Dawson Hobbs: When we first got involved in cannabis, we came at it from the standpoint that states should have the right to legalize and the federal government should support that. Following that, we developed the pillars that we think the federal government should use. None of this can be done unless you legalize cannabis. Half the country, depending on how you count it–nearly half the states, more than half the population–roughly half the country has legalized adult-use cannabis. It is irresponsible for the federal government to just pretend that hasn’t happened. So the federal government needs to protect communities, protect consumers, protect non-consumers, and protect the roads but they can only do that if they legalize the product.

Jake Hegeman: At a high level, it’s about permitting. Both the production tier and distribution tiers need a federal permit. Tax collection, unsurprisingly, is the hole in the equation today. There is no federal excise tax on cannabis because it’s illegal. Should it become so, it’s important to properly tax it. At a basic level, you need to have a tax collection mechanism for federal excise tax. There’s also the question of product integrity, where we think that the TTB is a real pillar of regulatory efficiency, and also a very effective mechanism for allowing new products to enter the market, but doing so in a safe and transparent way. We say it all the time, we all take it for granted, but when we look at a bottle of wine or spirits and we see 13.5% abv, we all know what that means.

SNDC: What lessons does the transition from Prohibition to the regulated beverage alcohol market have for cannabis legalization?

Hegeman: Talking about the transition out of Prohibition, it’s all in reverse in cannabis. We’ve got this experiment that’s been going on for a decade now in the adult-use context of legalizing a product at the state level while it’s federally illegal–the exact reverse of Prohibition, when the 21st Amendment was repealed, and states built new systems on top of a now federally legal system. Because of that reversal, what we’re not talking about here are state laws. We’re talking about the federal superstructure that we enjoy in alcohol. And I think it’s worth reiterating that when we think about what TTB really does in the sense of building that superstructure, it’s an incredibly important but approachable industry. Getting permits is not terribly onerous, but it brings you into a system that provides an amazing amount of accountability and transparency that lets the system work.

Francis Creighton: We have such a good system in the beverage alcohol market. We know how to regulate it. We know how to keep it out of the hands of children.

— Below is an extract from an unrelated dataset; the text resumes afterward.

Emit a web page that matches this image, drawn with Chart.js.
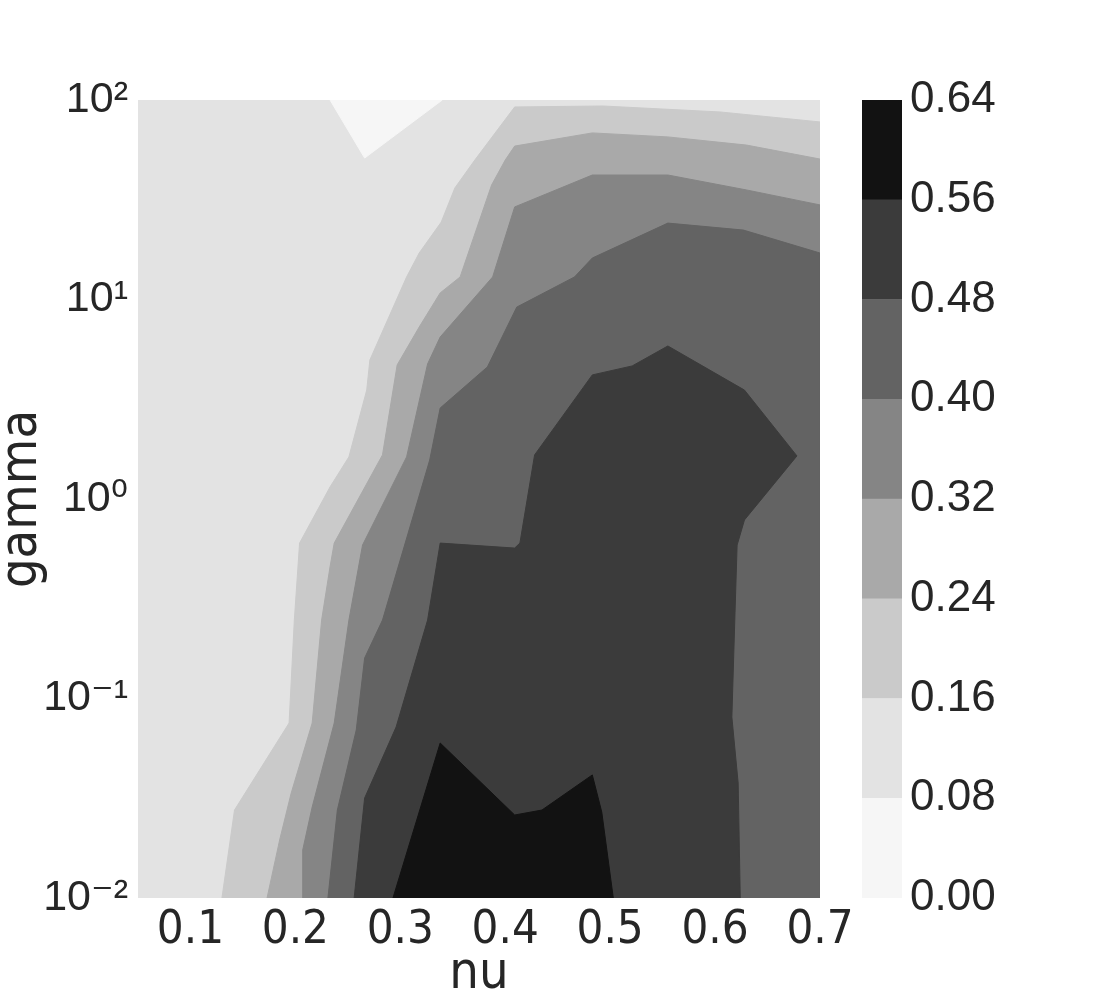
<!DOCTYPE html>
<html>
<head>
<meta charset="utf-8">
<script src="https://cdn.jsdelivr.net/npm/chart.js@4.4.1/dist/chart.umd.min.js"></script>
<style>
  html, body { margin: 0; padding: 0; background: #ffffff; }
  #wrap { position: relative; width: 1100px; height: 1000px; }
  canvas { position: absolute; top: 0; }
</style>
</head>
<body>
<div id="wrap">
  <canvas id="main" width="1100" height="1000" style="left:0"></canvas>
  <canvas id="cbar" width="250" height="1000" style="left:850px"></canvas>
</div>
<script>
// ---- data ----
const levels = [0.00, 0.08, 0.16, 0.24, 0.32, 0.40, 0.48, 0.56, 0.64];
const greys  = ['#f6f6f6', '#e3e3e3', '#cacaca', '#a9a9a9', '#858585', '#636363', '#3b3b3b', '#121212'];
const nuTicks = [0.1, 0.2, 0.3, 0.4, 0.5, 0.6, 0.7];
const gammaTicks = [0.01, 0.1, 1, 10, 100];
const gammaTickLabels = ['10\u207B\u00B2', '10\u207B\u00B9', '10\u2070', '10\u00B9', '10\u00B2'];

// contour boundaries: nu values and log10(gamma) values
// region value < 0.08 (top triangle)
const b08Nu = [0.233, 0.266, 0.340];
const b08Lg = [2.0, 1.709, 2.0];
// region value >= 0.16
const b16Nu = [0.130, 0.142, 0.194, 0.199, 0.204, 0.233, 0.251, 0.268, 0.271, 0.306, 0.318, 0.339, 0.352, 0.371, 0.409, 0.493, 0.605, 0.700, 0.700];
const b16Lg = [-2.0, -1.559, -1.123, -0.607, -0.221, 0.060, 0.211, 0.546, 0.697, 1.113, 1.233, 1.388, 1.559, 1.699, 1.965, 1.970, 1.940, 1.890, -2.0];
// region value >= 0.24
const b24Nu = [0.173, 0.185, 0.196, 0.216, 0.225, 0.233, 0.237, 0.283, 0.297, 0.318, 0.338, 0.357, 0.387, 0.400, 0.409, 0.483, 0.555, 0.630, 0.700, 0.700];
const b24Lg = [-2.0, -1.709, -1.474, -1.123, -0.607, -0.341, -0.221, 0.221, 0.672, 0.862, 1.033, 1.113, 1.574, 1.699, 1.769, 1.835, 1.815, 1.774, 1.704, -2.0];
// region value >= 0.32
const b32Nu = [0.207, 0.207, 0.216, 0.237, 0.251, 0.264, 0.306, 0.326, 0.338, 0.388, 0.409, 0.483, 0.555, 0.630, 0.700, 0.700];
const b32Lg = [-2.0, -1.759, -1.544, -1.123, -0.607, -0.231, 0.211, 0.677, 0.812, 1.113, 1.464, 1.624, 1.624, 1.549, 1.474, -2.0];
// region value >= 0.40
const b40Nu = [0.231, 0.240, 0.258, 0.266, 0.283, 0.328, 0.338, 0.383, 0.411, 0.466, 0.483, 0.555, 0.627, 0.700, 0.700];
const b40Lg = [-2.0, -1.559, -1.158, -0.797, -0.607, 0.195, 0.456, 0.662, 0.962, 1.113, 1.208, 1.383, 1.348, 1.233, -2.0];
// region value >= 0.48
const b48Nu = [0.256, 0.266, 0.296, 0.326, 0.338, 0.409, 0.414, 0.428, 0.483, 0.521, 0.555, 0.628, 0.678, 0.628, 0.621, 0.619, 0.616, 0.622, 0.624];
const b48Lg = [-2.0, -1.499, -1.143, -0.607, -0.221, -0.246, -0.221, 0.221, 0.622, 0.667, 0.767, 0.546, 0.216, -0.105, -0.231, -0.571, -1.093, -1.424, -2.0];
// region value >= 0.56
const b56Nu = [0.293, 0.338, 0.409, 0.435, 0.483, 0.492, 0.503];
const b56Lg = [-2.0, -1.223, -1.584, -1.559, -1.383, -1.569, -2.0];

// ---- build ----
const NARROW = "'Liberation Sans Narrow', 'DejaVu Sans Condensed', 'Arial Narrow', sans-serif";
const WIDE = "'Liberation Sans', Arial, 'DejaVu Sans', sans-serif";
const TXT = '#262626';

function poly(nu, lg, color, order) {
  return {
    data: nu.map((v, i) => ({ x: v, y: Math.pow(10, lg[i]) })),
    showLine: true,
    fill: 'shape',
    backgroundColor: color,
    borderColor: color,
    borderWidth: 1,
    pointRadius: 0,
    pointHoverRadius: 0,
    tension: 0,
    clip: 0,
    order: order
  };
}

const regions = [
  [b16Nu, b16Lg, greys[2]],
  [b24Nu, b24Lg, greys[3]],
  [b32Nu, b32Lg, greys[4]],
  [b40Nu, b40Lg, greys[5]],
  [b48Nu, b48Lg, greys[6]],
  [b56Nu, b56Lg, greys[7]],
  [b08Nu, b08Lg, greys[0]]
];
const datasets = regions.map((r, i) => poly(r[0], r[1], r[2], 20 - i));

const bgPlugin = {
  id: 'areaBg',
  beforeDatasetsDraw(chart) {
    const a = chart.chartArea, ctx = chart.ctx;
    ctx.save();
    ctx.fillStyle = greys[1];
    ctx.fillRect(a.left, a.top, a.right - a.left, a.bottom - a.top);
    ctx.restore();
  }
};

new Chart(document.getElementById('main'), {
  type: 'scatter',
  data: { datasets },
  plugins: [bgPlugin],
  options: {
    responsive: false,
    animation: false,
    devicePixelRatio: 1,
    layout: { padding: { top: 100, right: 280, bottom: 0, left: 0 } },
    plugins: { legend: { display: false }, tooltip: { enabled: false } },
    scales: {
      x: {
        type: 'linear', min: 0.05, max: 0.7,
        grid: { display: false, drawTicks: false },
        border: { display: false },
        afterFit(s) { s.height = 102; },
        afterBuildTicks(s) { s.ticks = nuTicks.map(v => ({ value: v })); },
        ticks: {
          autoSkip: false, maxRotation: 0, padding: 5, color: TXT,
          font: { family: NARROW, size: 47 },
          callback: v => String(v)
        },
        title: { display: true, text: 'nu', color: TXT, padding: 0,
          font: { family: NARROW, size: 52, lineHeight: 1.0 } }
      },
      y: {
        type: 'logarithmic', min: 0.01, max: 100,
        grid: { display: false, drawTicks: false },
        border: { display: false },
        afterFit(s) { s.width = 138; },
        afterBuildTicks(s) { s.ticks = gammaTicks.map(v => ({ value: v })); },
        ticks: {
          autoSkip: false, padding: 10, color: TXT,
          font: { family: WIDE, size: 43 },
          callback: function (v) { const i = gammaTicks.indexOf(v); return i >= 0 ? gammaTickLabels[i] : ''; }
        },
        title: { display: true, text: 'gamma', color: TXT, padding: 0,
          font: { family: NARROW, size: 52, lineHeight: 0.85 } }
      }
    }
  }
});

// ---- colorbar ----
const cbDatasets = greys.map((c, i) => ({
  data: [levels[i + 1] - levels[i]],
  backgroundColor: c,
  borderWidth: 0,
  barPercentage: 1,
  categoryPercentage: 1
}));

new Chart(document.getElementById('cbar'), {
  type: 'bar',
  data: { labels: [''], datasets: cbDatasets },
  options: {
    responsive: false,
    animation: false,
    devicePixelRatio: 1,
    layout: { padding: { top: 100, right: 0, bottom: 102, left: 12 } },
    plugins: { legend: { display: false }, tooltip: { enabled: false } },
    scales: {
      x: { stacked: true, display: false },
      y: {
        stacked: true, position: 'right', min: 0, max: 0.64,
        grid: { display: false, drawTicks: false },
        border: { display: false },
        afterFit(s) { s.width = 198; },
        afterBuildTicks(s) { s.ticks = levels.map(v => ({ value: v })); },
        ticks: {
          autoSkip: false, padding: 8, color: TXT,
          font: { family: WIDE, size: 44 },
          callback: v => Number(v).toFixed(2)
        }
      }
    }
  }
});
</script>
</body>
</html>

We know how to protect the product. We know how to do this. Beverage alcohol has worked for 90 years because it’s a really good regulatory system for a socially sensitive product. Why wouldn’t we take advantage of that experience, of that evolution, and put it to use here to fix a real problem in our society?

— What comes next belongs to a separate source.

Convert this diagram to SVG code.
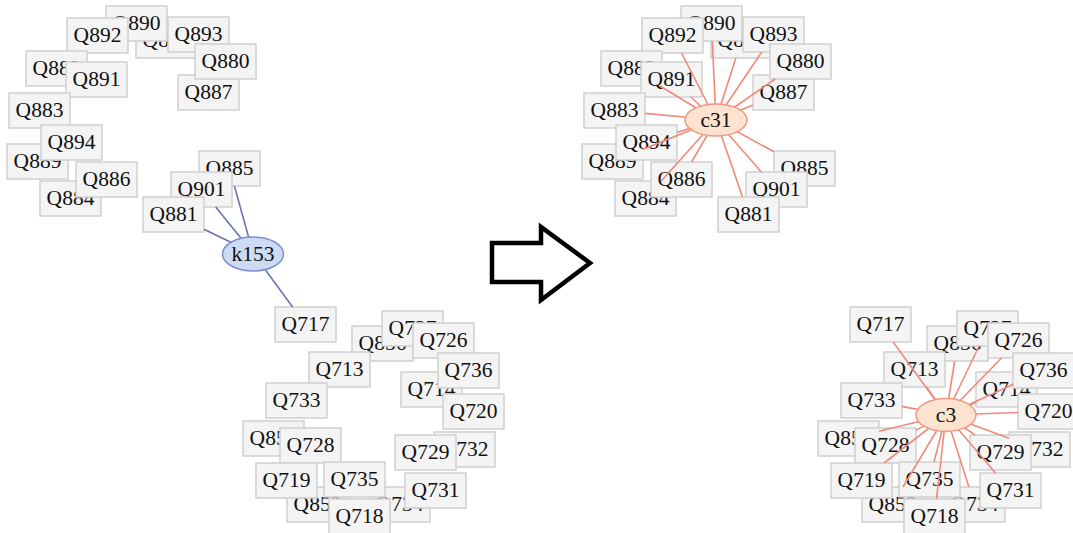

SNDC: How are talks progressing in Washington? Is there movement at the federal level?

Hobbs: We’ve had well over a hundred meetings on the Hill since our announcement. Frankly, we’ve had very little pushback on the conversation about the need for regulation. There may be some disagreement about exactly where the regulations should start and stop, but there is an agreement that there should be regulation. That said, we’re not quite there yet with Congress being willing to say “Legalize.” They understand the need for regulation, but we have work to do on getting members of Congress comfortable with the fact that legalization has to happen for regulation to follow. This is a longterm project. And frankly, given the temperament in Congress these days and the other things that they have on their table or on their plate with the debt ceiling and the normal appropriations process, and then next year being a presidential election year, I’m not going to look in a crystal ball and tell you that anything’s going to happen in the next 18 months. But we are working on this and we will continue to work on this. We will push on it, and we’re going to continue to build the conversation. And we understand that it might not be an overnight process. This may be a multi-year process, and we’re prepared to continue to work on that because we think it’s important. It’s important to our members and it’s important to the communities they operate in.